Raymond Choy, 71, of Elmhurst is preparing to run in his 24th straight New York City Marathon on Nov. 6. If he’s once again able to finish the marathon, this won’t be his last.
After a construction accident in 1993 left Choy badly injured, he spent the next two years relearning how to walk. After he completed his long rehab, Choy ended up joining the Achilles Track Club. Despite his busy schedule usually preventing him from running with them on Saturdays at Central Park, he’d frequently run there on Sunday evenings. While he didn’t have any previous experience, he ended up enjoying it immensely and, with the assistance of support runners, became very good at it.
According to Choy, in 1997 the Achilles Track Club asked its members if anyone was interested in participating in the upcoming NYC Marathon. Choy jumped at the chance. While he certainly felt exhausted after finishing the marathon, he said the eagerness to do it again came to him just a few days later. Since then, he has taken part in and finished the NYC Marathon each year.
“This is something I’d like to continue doing,” Choy said. “It’s nice that my kids and grandkids get to say their dad or grandfather runs in the marathon every year. I’ve always been able to get myself up at 3:00 a.m. and on the bus to Staten Island for the start of the marathon.”
Choy says he spends around seven months training for the marathon. He’d then take a rest period right after the marathon in November until around February. He used to keep in shape by biking to work in Manhattan before he stopped doing so after getting struck and injured by a vehicle. He still spends every weekend running in Central Park with the Achilles Track Club. While he admits to not being the most skilled runner at these marathons, he credits his determination to other runners for helping him cross the finish line each year.
“I like to think I do it more in heart than ability,” Choy said. “Hearing the roar of the crowd near the end of the marathon is quite the experience. It’s something to keep me focused on.
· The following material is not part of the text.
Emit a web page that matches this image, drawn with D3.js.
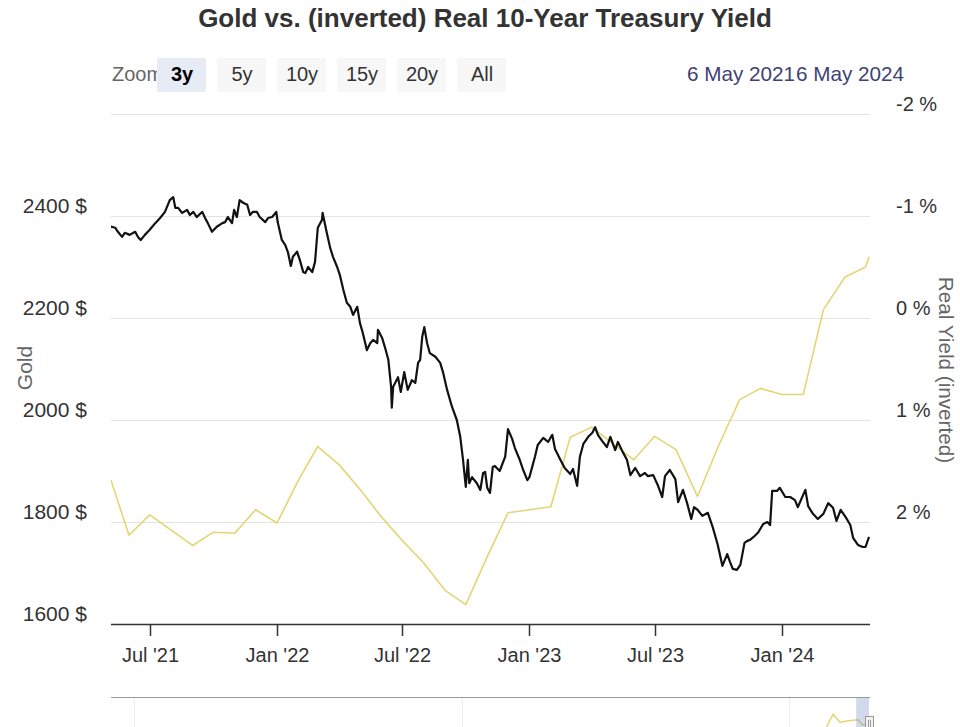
<!DOCTYPE html>
<html>
<head>
<meta charset="utf-8">
<script src="https://cdn.jsdelivr.net/npm/d3@7"></script>
<style>
  html, body { margin: 0; padding: 0; background: #fff; }
  svg { display: block; font-family: "Liberation Sans", Arial, Helvetica, sans-serif; }
</style>
</head>
<body>
<svg id="chart" width="960" height="727"></svg>
<script>
// ---------------- DATA ----------------
const titleText = "Gold vs. (inverted) Real 10-Year Treasury Yield";
const rangeButtons = ["3y", "5y", "10y", "15y", "20y", "All"];
const selectedButton = "3y";
const rangeStart = "2021-05-06";
const rangeEnd = "2024-05-06";
const rangeLabels = ["6 May 2021", "6 May 2024"];

// Gold price (USD): day offsets from rangeStart and readings
const goldDays = [
  0, 1, 6, 10, 16, 20, 27, 35, 39, 43, 49, 56, 64, 71, 78, 85, 90, 93, 97, 103,
  110, 114, 119, 124, 132, 136, 140, 146, 153, 161, 165, 169, 175, 178, 182, 186, 191, 197, 201, 205,
  211, 215, 223, 227, 233, 239, 241, 247, 252, 256, 260, 263, 269, 273, 278, 281, 285, 291, 295, 299,
  305, 306, 312, 317, 321, 327, 331, 336, 341, 346, 350, 356, 360, 364, 370, 375, 379, 385, 386, 392,
  396, 401, 405, 406, 408, 411, 415, 419, 424, 429, 435, 440, 444, 447, 450, 453, 457, 461, 469, 476,
  480, 486, 493, 500, 505, 509, 513, 516, 518, 522, 529, 534, 538, 541, 544, 548, 552, 555, 562, 570,
  574, 580, 584, 591, 596, 602, 605, 613, 617, 625, 632, 638, 642, 649, 656, 664, 668, 674, 678, 683,
  690, 696, 700, 704, 710, 717, 722, 729, 733, 740, 746, 751, 758, 765, 772, 776, 784, 791, 797, 801,
  808, 816, 820, 827, 833, 839, 843, 848, 855, 863, 870, 877, 884, 891, 895, 899, 905, 910, 916, 920,
  924, 931, 936, 943, 949, 953, 956, 963, 967, 975, 982, 989, 993, 1004, 1008, 1015, 1022, 1030, 1037, 1044,
  1049, 1055, 1062, 1069, 1073, 1080, 1087, 1091, 1096
];
const goldValues = [
  2377, 2379, 2377, 2369, 2359, 2367, 2363, 2369, 2359, 2353, 2363, 2373, 2386, 2396, 2408, 2431, 2437, 2416, 2416, 2406,
  2412, 2402, 2408, 2398, 2408, 2396, 2386, 2369, 2379, 2386, 2388, 2398, 2386, 2412, 2398, 2431, 2426, 2422, 2402, 2408,
  2408, 2398, 2388, 2396, 2398, 2408, 2388, 2353, 2343, 2328, 2302, 2320, 2330, 2314, 2290, 2288, 2300, 2290, 2310, 2377,
  2392, 2406, 2367, 2337, 2320, 2300, 2284, 2255, 2230, 2222, 2206, 2222, 2190, 2171, 2137, 2151, 2157, 2151, 2177, 2161,
  2143, 2118, 2065, 2024, 2065, 2073, 2084, 2055, 2094, 2059, 2078, 2073, 2112, 2118, 2163, 2182, 2151, 2131, 2124, 2112,
  2094, 2059, 2026, 2000, 1967, 1922, 1869, 1922, 1876, 1888, 1876, 1863, 1896, 1898, 1867, 1857, 1908, 1910, 1900, 1928,
  1982, 1963, 1945, 1922, 1902, 1882, 1888, 1928, 1951, 1965, 1957, 1971, 1943, 1924, 1906, 1894, 1904, 1871, 1928, 1953,
  1967, 1975, 1986, 1971, 1959, 1947, 1967, 1941, 1957, 1937, 1922, 1892, 1906, 1890, 1896, 1890, 1892, 1871, 1849, 1890,
  1902, 1884, 1839, 1863, 1837, 1806, 1829, 1824, 1812, 1818, 1790, 1757, 1714, 1737, 1722, 1708, 1706, 1716, 1759, 1763,
  1765, 1773, 1780, 1796, 1800, 1794, 1861, 1861, 1867, 1849, 1849, 1843, 1829, 1863, 1831, 1816, 1806, 1816, 1837, 1828,
  1802, 1824, 1810, 1794, 1769, 1755, 1751, 1751, 1771
];

// Real 10-year yield (%), monthly
const realDates = [
  "2021-05-06","2021-06-01","2021-07-01","2021-08-01","2021-09-01","2021-10-01","2021-11-01","2021-12-01",
  "2022-01-01","2022-02-01","2022-03-01","2022-04-01","2022-05-01","2022-06-01","2022-07-01","2022-08-01",
  "2022-09-01","2022-10-01","2022-11-01","2022-12-01","2023-01-01","2023-02-01","2023-03-01","2023-04-01",
  "2023-05-01","2023-06-01","2023-07-01","2023-08-01","2023-09-01","2023-10-01","2023-11-01","2023-12-01",
  "2024-01-01","2024-02-01","2024-03-01","2024-04-01","2024-05-01","2024-05-06"
];
const realValues = [
  1.59, 2.13, 1.93, 2.08, 2.23, 2.10, 2.11, 1.88,
  2.01, 1.59, 1.26, 1.44, 1.68, 1.95, 2.18, 2.40,
  2.67, 2.81, 2.34, 1.91, 1.88, 1.85, 1.17, 1.07,
  1.23, 1.39, 1.16, 1.29, 1.75, 1.26, 0.80, 0.69,
  0.75, 0.75, -0.08, -0.40, -0.50, -0.60
];

const goldTicks = [1600, 1800, 2000, 2200, 2400];
const goldTickLabels = ["1600 $", "1800 $", "2000 $", "2200 $", "2400 $"];
const realTicks = [-2, -1, 0, 1, 2];
const realTickLabels = ["-2 %", "-1 %", "0 %", "1 %", "2 %"];
const xTickDates = ["2021-07-01","2022-01-01","2022-07-01","2023-01-01","2023-07-01","2024-01-01"];
const xTickLabels = ["Jul '21","Jan '22","Jul '22","Jan '23","Jul '23","Jan '24"];

// Navigator (long history, only top edge visible)
const navYears = [2006.0, 2008.5, 2010.0, 2011.3, 2013.4, 2015.5, 2018.6, 2021.0, 2022.5, 2024.35];
const navValues = [2.2, 1.8, 1.2, 0.8, -0.3, 0.35, 0.2, 0.15, 0.6, 0.4];
const navGridYears = [1800, 1900, 2000];

// ---------------- LAYOUT ----------------
const svg = d3.select("#chart");
const W = 960, H = 727;
const plot = { left: 111, right: 870, top: 114, bottom: 624 };
const parse = d3.utcParse("%Y-%m-%d");
const t0 = parse(rangeStart), t1 = parse(rangeEnd);

const x = d3.scaleUtc().domain([t0, t1]).range([plot.left, plot.right - 1]);
const yGold = d3.scaleLinear().domain([1600, 2600]).range([plot.bottom, plot.top]);
const yReal = d3.scaleLinear().domain([-2, 3]).range([plot.top, plot.bottom]); // inverted

svg.append("rect").attr("width", W).attr("height", H).attr("fill", "#fff");

// Title
svg.append("text")
  .attr("x", 485).attr("y", 27)
  .attr("text-anchor", "middle")
  .attr("font-size", 26).attr("font-weight", "bold")
  .attr("fill", "#333")
  .text(titleText);

// Range selector
svg.append("text")
  .attr("x", 112).attr("y", 81)
  .attr("font-size", 20).attr("fill", "#666")
  .text("Zoom");
const btn = svg.append("g").selectAll("g").data(rangeButtons).join("g")
  .attr("transform", (d, i) => `translate(${157 + i * 60},58)`);
btn.append("rect")
  .attr("width", 49).attr("height", 34).attr("rx", 2)
  .attr("fill", d => d === selectedButton ? "#e6ebf5" : "#f7f7f7");
btn.append("text")
  .attr("x", 25).attr("y", 23)
  .attr("text-anchor", "middle")
  .attr("font-size", 20)
  .attr("font-weight", d => d === selectedButton ? "bold" : "normal")
  .attr("fill", d => d === selectedButton ? "#000" : "#333")
  .text(d => d);

svg.append("text").attr("x", 687).attr("y", 81)
  .attr("font-size", 20.7).attr("fill", "#3e4372").text(rangeLabels[0]);
svg.append("text").attr("x", 904).attr("y", 81).attr("text-anchor", "end")
  .attr("font-size", 20.7).attr("fill", "#3e4372").text(rangeLabels[1]);

// Gridlines
const gridVals = d3.range(1600, 2601, 200);
svg.append("g").selectAll("line").data(gridVals).join("line")
  .attr("x1", plot.left).attr("x2", plot.right)
  .attr("y1", d => Math.round(yGold(d)) + 0.5).attr("y2", d => Math.round(yGold(d)) + 0.5)
  .attr("stroke", "#e3e3e3").attr("stroke-width", 1);

// Left axis labels
svg.append("g").selectAll("text").data(goldTicks).join("text")
  .attr("x", 87).attr("y", d => yGold(d) - 3)
  .attr("text-anchor", "end").attr("font-size", 21).attr("fill", "#333")
  .text((d, i) => goldTickLabels[i]);

// Right axis labels
svg.append("g").selectAll("text").data(realTicks).join("text")
  .attr("x", 896).attr("y", d => yReal(d) - 3)
  .attr("text-anchor", "start").attr("font-size", 20).attr("fill", "#333")
  .text((d, i) => realTickLabels[i]);

// Axis titles
svg.append("text")
  .attr("transform", "translate(32,368) rotate(-90)")
  .attr("text-anchor", "middle").attr("font-size", 21).attr("fill", "#666")
  .text("Gold");
svg.append("text")
  .attr("transform", "translate(939,370) rotate(90)")
  .attr("text-anchor", "middle").attr("font-size", 20.7).attr("fill", "#666")
  .text("Real Yield (inverted)");

// X axis
const xAxisG = svg.append("g").attr("transform", `translate(0,${plot.bottom})`);
xAxisG.append("line").attr("x1", plot.left).attr("x2", plot.right)
  .attr("y1", 0.5).attr("y2", 0.5).attr("stroke", "#333").attr("stroke-width", 1.5);
const xt = xAxisG.selectAll("g.tick").data(xTickDates.map(parse)).join("g")
  .attr("transform", d => `translate(${Math.round(x(d)) + 0.5},0)`);
xt.append("line").attr("y1", 0).attr("y2", 12).attr("stroke", "#333").attr("stroke-width", 1.5);
xt.append("text").attr("y", 38).attr("text-anchor", "middle")
  .attr("font-size", 20).attr("fill", "#333")
  .text((d, i) => xTickLabels[i]);

// Series
svg.append("clipPath").attr("id", "plotclip").append("rect")
  .attr("x", plot.left).attr("y", plot.top - 10)
  .attr("width", plot.right - plot.left + 2).attr("height", plot.bottom - plot.top + 10);

const goldData = goldDays.map((dd, i) => ({ date: d3.utcDay.offset(t0, dd), value: goldValues[i] }));
const realData = realDates.map((d, i) => ({ date: parse(d), value: realValues[i] }));

svg.append("path").datum(realData)
  .attr("clip-path", "url(#plotclip)")
  .attr("fill", "none").attr("stroke", "#e4d575").attr("stroke-width", 1.6)
  .attr("stroke-linejoin", "round")
  .attr("d", d3.line().x(d => x(d.date)).y(d => yReal(d.value)));

svg.append("path").datum(goldData)
  .attr("clip-path", "url(#plotclip)")
  .attr("fill", "none").attr("stroke", "#111").attr("stroke-width", 2.2)
  .attr("stroke-linejoin", "round")
  .attr("d", d3.line().x(d => x(d.date)).y(d => yGold(d.value)));

// Navigator
const navTop = 697;
const navX = d3.scaleLinear().domain([1793, 2024.35]).range([plot.left, plot.right - 1]);
const navY = d3.scaleLinear().domain([-1.5, 3.5]).range([700, 760]);
svg.append("g").selectAll("line").data(navGridYears).join("line")
  .attr("x1", d => Math.round(navX(d)) + 0.5).attr("x2", d => Math.round(navX(d)) + 0.5)
  .attr("y1", navTop).attr("y2", H)
  .attr("stroke", "#eeeeee");
svg.append("path")
  .datum(navYears.map((yy, i) => ({ year: yy, value: navValues[i] })))
  .attr("fill", "none").attr("stroke", "#e4d575").attr("stroke-width", 1.5)
  .attr("d", d3.line().x(d => navX(d.year)).y(d => navY(d.value)));
const m0 = navX(2021.35), m1 = navX(2024.35);
svg.append("rect").attr("x", m0 - 3).attr("y", navTop).attr("width", m1 - m0 + 3).attr("height", 40)
  .attr("fill", "rgba(102,133,194,0.3)");
svg.append("line").attr("x1", plot.left).attr("x2", plot.right)
  .attr("y1", navTop + 0.5).attr("y2", navTop + 0.5)
  .attr("stroke", "#999").attr("stroke-width", 1.2);
const hg = svg.append("g").attr("transform", `translate(${Math.round(m1) - 4},716)`);
hg.append("rect").attr("x", 0.5).attr("y", 0.5).attr("width", 8).attr("height", 15)
  .attr("fill", "#f2f2f2").attr("stroke", "#999");
hg.append("line").attr("x1", 3.5).attr("x2", 3.5).attr("y1", 4).attr("y2", 12).attr("stroke", "#999");
hg.append("line").attr("x1", 5.5).attr("x2", 5.5).attr("y1", 4).attr("y2", 12).attr("stroke", "#999");
</script>
</body>
</html>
I have no intention of quitting any time soon. I’m going to keep going as long as I’m able to.”
While the construction accident in 1993 has left Choy permanently partially disabled, he hasn’t stopped that from preventing him from achieving this monumental feat in consistency. He credits the Achilles Track Club for helping him to get there. He also hopes to be an inspiration for others suffering from disabilities who wish to be physically active.
“Believe in yourself,” Choy said. “You’re stronger than you think you are. Each step is one step further into the race and one step closer to the finish line. You just have to put your heart into it.”
In addition to participating in the New York City Marathon, Choy has also ran in 10K races and the NYC Triathlon. He took part in Alaska’s Anchorage Half-Marathon in 2019. Additionally, he has spent almost every June over the last 20 years taking part in the Achilles Track Club’s Hope and Possibility Race.